Os fariseus, verdadeiros cumpridores da lei no tempo de Jesus, se escandalizavam porque os alguns discípulos do Mestre não lavavam as mãos para comer e nem para rezar. Os rabinos que eram os lideres religiosos dos judeus, pregavam a importância da purificação externa, comparando-a com a palavra de Deus. As normas dos rabinos eram rígidas, severas, não negligenciavam nenhum detalhe. Cada transgressão era tida como uma infidelidade a Deus e às tradições sagradas. O problema era a equivalência dessas tradições dos homens com os mandamentos do Senhor e a absolutização dessas práticas rituais.
Jesus se insere na linha espiritual dos profetas e dos piedosos mestres da vida religiosa do seu tempo, indica a renovação do coração e assume uma posição rígida contra a religião quando reduzida ao cumprimento de um código jurídico. Os que sublinham estas normas são chamados de ‘hipócritas’, pessoas que vestiram a máscara da religiosidade e esqueceram o essencial: o amor ao próximo. Os cristãos não desprezam nenhuma ‘tradição’, mas todas devem ser submetidas a uma verificação. Se elas estão de acordo com as exigências evangélicas ou reproduzem costumes. Acima de tudo, é preciso lembrar sempre que não se pode colocar no mesmo patamar o mandamento de Deus e as ‘tradições dos homens’. O mandamento de Deus é absoluto e não pode ser mudado. Para Jesus o que vale é um exame de consciência sobre os sentimentos que alimentamos em relação aos irmãos.
A verdadeira purificação deve acontecer de dentro para fora e não ser apenas uma preocupação com o externo. Podemos estar limpos e bem arrumados por fora, mas ‘sepulcros caiados’ por dentro, usando as palavras do próprio Jesus. É preciso purificar o nosso coração, para que seja igual ao de Jesus, cheio de compaixão e de misericórdia. Um coração manso e humilde, capaz de acolher a todos, sobretudo, aqueles mais sofridos e desamparados. Quantos corações cheios de ódio, de veneno, prontos para arruinar e para acabar com a imagem do outro. Que sentem prazer em destruir, em empurrar o outro para o precipício, alegrando-se com a sua desgraça. Este coração precisa de muita purificação, para ser capaz de amar o próximo, sem julgar ou condenar, como um juiz implacável e sem piedade.

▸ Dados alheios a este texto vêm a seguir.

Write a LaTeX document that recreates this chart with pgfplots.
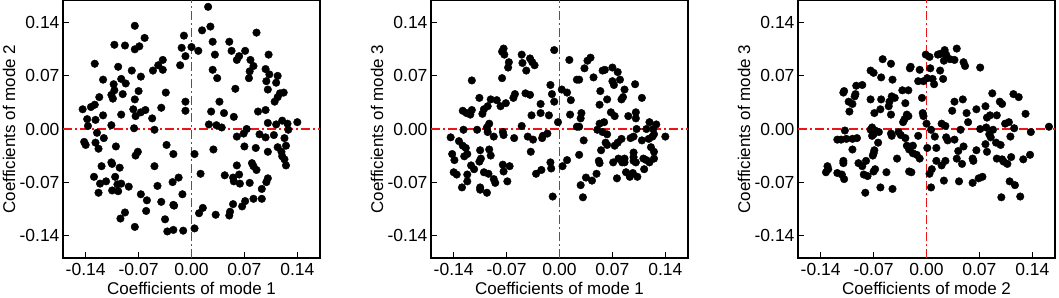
\documentclass[border=0pt]{standalone}
\usepackage{fontspec}
\setmainfont{Liberation Sans}
\usepackage{pgfplots}
\pgfplotsset{compat=1.18}
\definecolor{refred}{RGB}{235,20,25}

\pgfplotsset{
  modeaxis/.style={
    anchor=south west,
    width=257pt, height=258pt, scale only axis,
    xmin=-0.17, xmax=0.17, ymin=-0.17, ymax=0.17,
    xtick={-0.14,-0.07,0,0.07,0.14},
    ytick={-0.14,-0.07,0,0.07,0.14},
    xticklabels={-0.14,-0.07,0.00,0.07,0.14},
    yticklabels={-0.14,-0.07,0.00,0.07,0.14},
    tick align=inside, xtick pos=bottom, ytick pos=left,
    major tick length=6pt,
    tick style={black, line width=1pt},
    axis line style={black, line width=1.2pt},
    tick label style={font=\fontsize{17.5}{17.5}\selectfont},
    xticklabel style={yshift=-2pt},
    label style={font=\fontsize{17}{17}\selectfont},
    xlabel style={at={(axis description cs:0.5,0)}, anchor=north, inner sep=0pt, yshift=-24pt},
    ylabel style={at={(axis description cs:0,0.5)}, anchor=center, yshift=54pt},
    clip=false,
  },
  zeroline/.style={draw=refred, no marks, sharp plot, forget plot, line width=1.3pt,
    dash pattern=on 9pt off 3pt on 2pt off 3pt},
  pts/.style={only marks, mark=*, mark size=3.8pt, draw=black, fill=black, mark options={draw=black, fill=black}},
}

\begin{document}
\begin{tikzpicture}
\useasboundingbox (0,0) rectangle (1059pt,297pt);

% mode 1 vs mode 2
\begin{axis}[modeaxis, at={(63pt,39pt)},
  xlabel={Coefficients of mode 1}, ylabel={Coefficients of mode 2}]
\addplot[zeroline] coordinates {(-0.17,0) (0.17,0)};
\addplot[zeroline] coordinates {(0,-0.17) (0,0.17)};
\addplot[pts] coordinates {
(-0.075,0.136) (-0.102,0.111) (-0.088,0.110) (-0.075,0.105) (-0.069,0.109) (-0.062,0.120)
(-0.128,0.086) (-0.097,0.082) (-0.079,0.077) (-0.067,0.069) (-0.117,0.065) (-0.093,0.066)
(-0.103,0.059) (-0.087,0.060) (-0.051,0.077) (-0.044,0.084) (-0.038,0.078) (-0.038,0.091)
(-0.034,0.048) (-0.010,0.123) (-0.013,0.107) (-0.008,0.096) (-0.015,0.084) (-0.008,0.036)
(-0.008,0.024) (-0.070,0.050) (-0.075,0.039) (-0.091,0.046) (-0.106,0.045) (-0.104,0.040)
(-0.102,0.051) (-0.122,0.042) (-0.128,0.032) (-0.133,0.029) (-0.144,0.026) (-0.138,0.013)
(-0.127,0.012) (-0.117,0.018) (-0.093,0.019) (-0.077,0.026) (-0.074,0.017) (-0.067,0.022)
(-0.061,0.025) (-0.052,0.014) (-0.040,0.028) (-0.137,0.004) (-0.106,0.005) (-0.076,0.001)
(-0.049,-0.001)
(0.022,0.161) (0.025,0.135) (0.014,0.130) (0.086,0.127) (0.028,0.115) (0.050,0.115)
(0.000,0.108) (0.009,0.103) (0.053,0.103) (0.071,0.103) (0.031,0.098) (0.063,0.096)
(0.060,0.091) (0.102,0.098) (0.078,0.091) (0.082,0.083) (0.077,0.076) (0.098,0.079)
(0.076,0.067) (0.028,0.078) (0.103,0.072) (0.114,0.070) (0.034,0.067) (0.099,0.063)
(0.112,0.061) (0.058,0.053) (0.101,0.052) (0.122,0.048) (0.117,0.047) (0.114,0.042)
(0.110,0.036) (0.037,0.036) (0.026,0.023) (0.043,0.021) (0.088,0.023) (0.098,0.025)
(0.056,0.016) (0.101,0.008) (0.112,0.006) (0.120,0.011) (0.127,0.007) (0.140,0.009)
(0.023,0.006) (0.033,0.005) (0.040,0.002) (0.073,0.000)
(-0.125,-0.005) (-0.142,-0.017) (-0.140,-0.021) (-0.127,-0.018) (-0.123,-0.026) (-0.116,-0.012)
(-0.100,-0.023) (-0.074,-0.035) (-0.071,-0.030) (-0.033,-0.021) (-0.024,-0.033) (-0.119,-0.049)
(-0.106,-0.044) (-0.105,-0.046) (-0.095,-0.051) (-0.049,-0.049) (-0.129,-0.063) (-0.113,-0.069)
(-0.121,-0.072) (-0.101,-0.063) (-0.098,-0.073) (-0.093,-0.072) (-0.123,-0.084) (-0.105,-0.081)
(-0.097,-0.082) (-0.083,-0.076) (-0.045,-0.075) (-0.025,-0.070) (-0.017,-0.064) (-0.067,-0.086)
(-0.059,-0.094) (-0.040,-0.096) (-0.024,-0.100) (-0.023,-0.101) (-0.012,-0.086) (-0.060,-0.108)
(-0.088,-0.110) (-0.094,-0.118) (-0.075,-0.129) (-0.035,-0.119) (-0.032,-0.135) (-0.024,-0.133)
(-0.011,-0.134)
(0.060,-0.010) (0.069,-0.006) (0.090,-0.007) (0.098,-0.011) (0.109,-0.008) (0.123,-0.012)
(0.128,-0.001) (0.004,-0.033) (0.029,-0.027) (0.070,-0.023) (0.085,-0.025) (0.101,-0.030)
(0.114,-0.024) (0.119,-0.030) (0.125,-0.022) (0.120,-0.036) (0.123,-0.040) (0.125,-0.048)
(0.060,-0.048) (0.080,-0.045) (0.082,-0.049) (0.086,-0.054) (0.012,-0.059) (0.044,-0.061)
(0.055,-0.064) (0.056,-0.069) (0.063,-0.060) (0.064,-0.072) (0.077,-0.071) (0.101,-0.065)
(0.099,-0.070) (0.093,-0.079) (0.071,-0.095) (0.082,-0.092) (0.093,-0.092) (0.055,-0.099)
(0.067,-0.102) (0.015,-0.104) (0.010,-0.111) (0.032,-0.113) (0.051,-0.109) (0.050,-0.114)
(0.004,-0.131)
};
\end{axis}

% mode 1 vs mode 3
\begin{axis}[modeaxis, at={(431pt,39pt)},
  xlabel={Coefficients of mode 1}, ylabel={Coefficients of mode 3}]
\addplot[zeroline] coordinates {(-0.17,0) (0.17,0)};
\addplot[zeroline] coordinates {(0,-0.17) (0,0.17)};
\addplot[pts] coordinates {
(-0.074,0.106) (-0.076,0.102) (-0.073,0.098) (-0.050,0.098) (-0.049,0.087) (-0.044,0.077)
(-0.039,0.093) (-0.036,0.088) (-0.033,0.084) (-0.067,0.088) (-0.068,0.081) (-0.007,0.104)
(-0.116,0.064) (-0.076,0.067) (-0.012,0.058) (-0.010,0.046) (-0.007,0.036) (-0.106,0.041)
(-0.091,0.039) (-0.083,0.038) (-0.078,0.030) (-0.071,0.034) (-0.061,0.041) (-0.059,0.046)
(-0.045,0.047) (-0.039,0.045) (-0.100,0.026) (-0.095,0.030) (-0.128,0.024) (-0.123,0.021)
(-0.118,0.019) (-0.116,0.025) (-0.102,0.020) (-0.037,0.018) (-0.025,0.033) (-0.025,0.021)
(-0.014,0.018) (-0.093,0.007) (-0.002,0.009) (-0.050,0.004) (-0.144,-0.011) (-0.127,-0.001)
(-0.109,-0.001) (-0.096,0.002) (-0.095,-0.004) (-0.075,-0.004) (-0.074,-0.008) (-0.087,-0.010)
(-0.060,-0.012) (-0.042,-0.010) (-0.035,-0.014) (-0.022,-0.009) (-0.023,-0.012) (-0.016,-0.006)
(-0.133,-0.016) (-0.128,-0.022) (-0.124,-0.025) (-0.122,-0.033) (-0.126,-0.036) (-0.142,-0.033)
(-0.139,-0.041) (-0.105,-0.028) (-0.104,-0.039) (-0.106,-0.043) (-0.093,-0.027) (-0.091,-0.035)
(-0.038,-0.030) (-0.117,-0.048) (-0.113,-0.053) (-0.140,-0.057) (-0.136,-0.060) (-0.122,-0.060)
(-0.122,-0.069) (-0.100,-0.057) (-0.094,-0.059) (-0.087,-0.066) (-0.085,-0.071) (-0.075,-0.047)
(-0.066,-0.049) (-0.074,-0.056) (-0.069,-0.069) (-0.129,-0.077) (-0.105,-0.077) (-0.105,-0.080)
(-0.096,-0.084) (-0.031,-0.059) (-0.024,-0.054) (-0.012,-0.044) (-0.011,-0.052) (-0.009,-0.089)
(0.013,0.091) (0.037,0.090) (0.041,0.094) (0.033,0.080) (0.045,0.068) (0.023,0.065) (0.026,0.065)
(0.057,0.077) (0.060,0.078) (0.070,0.081) (0.077,0.075) (0.070,0.063) (0.072,0.058) (0.080,0.065)
(0.100,0.059) (0.003,0.052) (0.010,0.048) (0.054,0.050) (0.086,0.052) (0.084,0.042) (0.082,0.039)
(0.109,0.041) (0.015,0.038) (0.053,0.032) (0.063,0.039) (0.014,0.019) (0.029,0.021) (0.028,0.014)
(0.068,0.022) (0.073,0.017) (0.091,0.017) (0.101,0.022) (0.101,0.014) (0.023,0.003)
(0.026,0.003) (0.053,0.007) (0.059,0.009) (0.050,-0.001) (0.057,-0.004) (0.119,0.009) (0.128,0.006)
(0.115,0.000) (0.124,0.000) (0.063,-0.007) (0.061,-0.018) (0.063,-0.021) (0.055,-0.028) (0.032,-0.015)
(0.073,-0.022) (0.077,-0.018) (0.082,-0.013) (0.094,-0.012) (0.098,-0.010) (0.102,0.000) (0.109,-0.015)
(0.118,-0.013) (0.123,-0.010) (0.125,-0.007) (0.140,-0.010) (0.098,-0.031) (0.098,-0.037) (0.098,-0.042)
(0.101,-0.044) (0.086,-0.039) (0.086,-0.044) (0.083,-0.044) (0.078,-0.039) (0.071,-0.044) (0.111,-0.039)
(0.115,-0.041) (0.119,-0.044) (0.125,-0.039) (0.121,-0.024) (0.125,-0.030) (0.026,-0.034) (0.010,-0.041)
(0.004,-0.049) (0.052,-0.042) (0.053,-0.045) (0.049,-0.059) (0.035,-0.064) (0.043,-0.068) (0.076,-0.065)
(0.088,-0.057) (0.097,-0.058) (0.093,-0.063) (0.103,-0.063) (0.112,-0.053) (0.028,-0.074) (0.031,-0.090)
};
\end{axis}

% mode 2 vs mode 3
\begin{axis}[modeaxis, at={(798pt,39pt)},
  xlabel={Coefficients of mode 2}, ylabel={Coefficients of mode 3}]
\addplot[zeroline] coordinates {(-0.17,0) (0.17,0)};
\addplot[zeroline] coordinates {(0,-0.17) (0,0.17)};
\addplot[pts] coordinates {
(-0.058,0.092) (-0.047,0.086) (-0.021,0.082) (-0.022,0.080) (-0.009,0.078) (-0.074,0.077)
(-0.070,0.074) (-0.060,0.068) (-0.045,0.065) (-0.011,0.063) (-0.004,0.063) (-0.093,0.057)
(-0.085,0.058) (-0.109,0.050) (-0.110,0.048) (-0.094,0.046) (-0.095,0.043) (-0.032,0.051)
(-0.024,0.051) (-0.074,0.039) (-0.060,0.039) (-0.046,0.043) (-0.042,0.041) (-0.049,0.036)
(-0.006,0.041) (-0.103,0.036) (-0.098,0.033) (-0.102,0.023) (-0.061,0.026) (-0.069,0.021)
(-0.050,0.030) (-0.028,0.034) (-0.047,0.019) (-0.026,0.019) (-0.024,0.017) (-0.029,0.013)
(-0.005,0.021) (-0.004,0.017) (-0.031,0.009) (-0.108,-0.002) (-0.072,0.002) (-0.074,-0.001)
(-0.068,-0.002) (-0.063,-0.004) (-0.070,-0.007) (-0.072,-0.009) (-0.047,-0.006) (-0.046,-0.009)
(-0.037,-0.004) (-0.034,-0.008) (-0.028,-0.012) (-0.011,-0.009) (-0.118,-0.014) (-0.113,-0.014)
(-0.106,-0.013) (-0.098,-0.013) (-0.092,-0.012) (-0.098,-0.027) (-0.064,-0.018) (-0.026,-0.022)
(-0.023,-0.027) (-0.018,-0.022) (-0.018,-0.032) (-0.013,-0.034) (-0.009,-0.039) (-0.069,-0.028)
(-0.070,-0.032) (-0.071,-0.035) (-0.039,-0.039) (-0.110,-0.042) (-0.110,-0.045) (-0.090,-0.045)
(-0.085,-0.049) (-0.080,-0.042) (-0.131,-0.049) (-0.130,-0.053) (-0.133,-0.057) (-0.118,-0.058)
(-0.112,-0.060) (-0.109,-0.066) (-0.083,-0.060) (-0.078,-0.062) (-0.068,-0.053) (-0.070,-0.056)
(-0.053,-0.057) (-0.023,-0.056) (-0.020,-0.057) (-0.081,-0.084) (-0.061,-0.077) (-0.045,-0.079)
(-0.001,0.098) (0.004,0.095) (0.015,0.098) (0.018,0.099) (0.024,0.104) (0.026,0.098) (0.031,0.092)
(0.023,0.090) (0.037,0.091) (0.040,0.106) (0.049,0.088) (0.051,0.083) (0.071,0.081) (0.005,0.080)
(0.018,0.077) (0.001,0.067) (0.008,0.066) (0.022,0.066) (0.010,0.059) (0.037,0.036) (0.048,0.039)
(0.034,0.024) (0.053,0.021) (0.066,0.026) (0.078,0.030) (0.080,0.015) (0.084,0.018) (0.093,0.018)
(0.087,0.047) (0.097,0.036) (0.100,0.033) (0.115,0.046) (0.122,0.042) (0.131,0.020) (0.000,0.007)
(0.020,0.007) (0.025,0.004) (0.055,0.009) (0.045,-0.001) (0.006,-0.001) (0.071,0.000) (0.079,0.002)
(0.104,0.007) (0.109,0.009) (0.116,0.001) (0.088,-0.001) (0.083,-0.007) (0.085,-0.011) (0.138,-0.004)
(0.162,0.003) (0.011,-0.010) (0.026,-0.011) (0.028,-0.015) (0.037,-0.014) (0.111,-0.010) (0.078,-0.020)
(0.092,-0.018) (0.098,-0.021) (0.001,-0.025) (0.013,-0.025) (0.049,-0.023) (0.042,-0.029) (0.066,-0.028)
(0.080,-0.030) (0.013,-0.042) (0.025,-0.042) (0.020,-0.048) (0.040,-0.039) (0.047,-0.046) (0.061,-0.039)
(0.062,-0.042) (0.093,-0.039) (0.100,-0.040) (0.102,-0.043) (0.107,-0.046) (0.112,-0.037) (0.128,-0.040)
(0.137,-0.034) (0.007,-0.053) (0.004,-0.059) (0.023,-0.068) (0.043,-0.069) (0.061,-0.071) (0.069,-0.065)
(0.074,-0.063) (0.110,-0.069) (0.117,-0.074) (0.006,-0.077) (0.099,-0.090) (0.124,-0.089)
};
\end{axis}
\end{tikzpicture}
\end{document}
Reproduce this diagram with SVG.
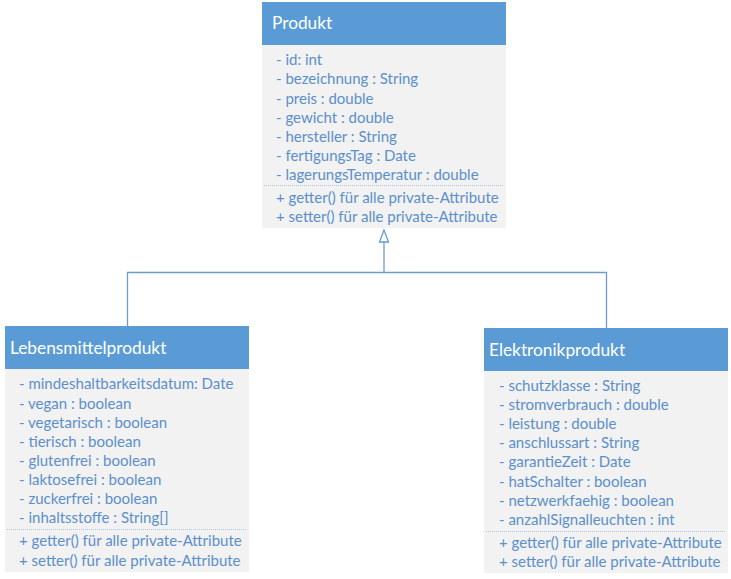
<svg xmlns="http://www.w3.org/2000/svg" width="731" height="579" viewBox="0 0 731 579">
<style>
.hdr{fill:#5B9BD5}
.body{fill:#F2F2F2}
.title{font-family:Lato,"Open Sans",sans-serif;font-size:17.3px;fill:#FFFFFF}
.row{font-family:Lato,"Open Sans",sans-serif;font-size:15px;fill:#5B8FCB}
.div{stroke:#A9C4E4;stroke-width:1;stroke-dasharray:1 1}
.conn{stroke:#6D9BD0;stroke-width:1.3;fill:none}
</style>
<rect width="731" height="579" fill="#FFFFFF"/>
<g id="Produkt">
<rect class="body" x="262" y="45" width="244" height="183"/>
<rect class="hdr" x="262" y="2" width="244" height="43"/>
<text class="title" x="272" y="29">Produkt</text>
<text class="row" x="276" y="65">- id: int</text>
<text class="row" x="276" y="84">- bezeichnung : String</text>
<text class="row" x="276" y="104">- preis : double</text>
<text class="row" x="276" y="123">- gewicht : double</text>
<text class="row" x="276" y="142">- hersteller : String</text>
<text class="row" x="276" y="161">- fertigungsTag : Date</text>
<text class="row" x="276" y="180">- lagerungsTemperatur : double</text>
<line class="div" x1="264" y1="185.5" x2="504" y2="185.5"/>
<text class="row" x="276" y="203">+ getter() für alle private-Attribute</text>
<text class="row" x="276" y="222">+ setter() für alle private-Attribute</text>
</g>
<g id="Lebensmittelprodukt">
<rect class="body" x="5" y="369" width="244" height="203"/>
<rect class="hdr" x="5" y="326" width="244" height="43"/>
<text class="title" x="10" y="354">Lebensmittelprodukt</text>
<text class="row" x="19" y="389">- mindeshaltbarkeitsdatum: Date</text>
<text class="row" x="19" y="409">- vegan : boolean</text>
<text class="row" x="19" y="428">- vegetarisch : boolean</text>
<text class="row" x="19" y="447">- tierisch : boolean</text>
<text class="row" x="19" y="466">- glutenfrei : boolean</text>
<text class="row" x="19" y="485">- laktosefrei : boolean</text>
<text class="row" x="19" y="504">- zuckerfrei : boolean</text>
<text class="row" x="19" y="523">- inhaltsstoffe : String[]</text>
<line class="div" x1="7" y1="529.5" x2="247" y2="529.5"/>
<text class="row" x="19" y="546">+ getter() für alle private-Attribute</text>
<text class="row" x="19" y="566">+ setter() für alle private-Attribute</text>
</g>
<g id="Elektronikprodukt">
<rect class="body" x="484" y="371" width="244" height="202"/>
<rect class="hdr" x="484" y="328" width="244" height="43"/>
<text class="title" x="489" y="356">Elektronikprodukt</text>
<text class="row" x="499" y="391">- schutzklasse : String</text>
<text class="row" x="499" y="410">- stromverbrauch : double</text>
<text class="row" x="499" y="429">- leistung : double</text>
<text class="row" x="499" y="448">- anschlussart : String</text>
<text class="row" x="499" y="467">- garantieZeit : Date</text>
<text class="row" x="499" y="487">- hatSchalter : boolean</text>
<text class="row" x="499" y="506">- netzwerkfaehig : boolean</text>
<text class="row" x="499" y="525">- anzahlSignalleuchten : int</text>
<line class="div" x1="486" y1="531.5" x2="726" y2="531.5"/>
<text class="row" x="499" y="548">+ getter() für alle private-Attribute</text>
<text class="row" x="499" y="567">+ setter() für alle private-Attribute</text>
</g>
<g id="connectors">
<polyline class="conn" points="127.5,326 127.5,272.5 606.5,272.5 606.5,328"/>
<line class="conn" x1="384" y1="272.5" x2="384" y2="242"/>
<polygon class="conn" points="384,230 379.5,242 388.5,242" fill="#FFFFFF"/>
</g>
</svg>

Seguir a Jesus, diferentemente dos fariseus e rabinos, é purificar os olhos contra todo olhar condenatório e discriminatório. Um olhar sereno, terno, carinhoso, que quer o bem do irmão. Purificar os ouvidos, para que sejam capazes de escutar a quem precisa, sem dar conselhos ou normas rígidas para seguir. Abrir os ouvidos significa ser capaz de silenciar a sua própria voz, e deixar o outro falar e expressar a sua dor, seu sofrimento e suas angústias. Como temos dificuldade em entrar no mundo do outro e acolhê-lo em profundidade! Isto requer uma verdadeira purificação dos meus conceitos rígidos e fechados. Purificar as nossas mãos, para que a exemplo das mãos de Jesus, sejam capazes de ir ao encontro de quem está caído; estender a mão ao sofredor; tocar com ternura a quem está abalado pelo peso da vida; curar aquele enfermo e necessitado de perdão.
Não basta comer com as mãos limpas; é preciso comer com o coração puro e cheio de misericórdia. Mudar por dentro significa, no fundo, a exemplo de Jesus, fazer tudo única e simplesmente em vista do bem do outro. É preciso purificar o coração de toda maldade e deixar desabrochar a ternura, a candura, a compaixão e a misericórdia. Só assim poderemos construir um mundo melhor, um Reino de paz, amor, justiça e fraternidade.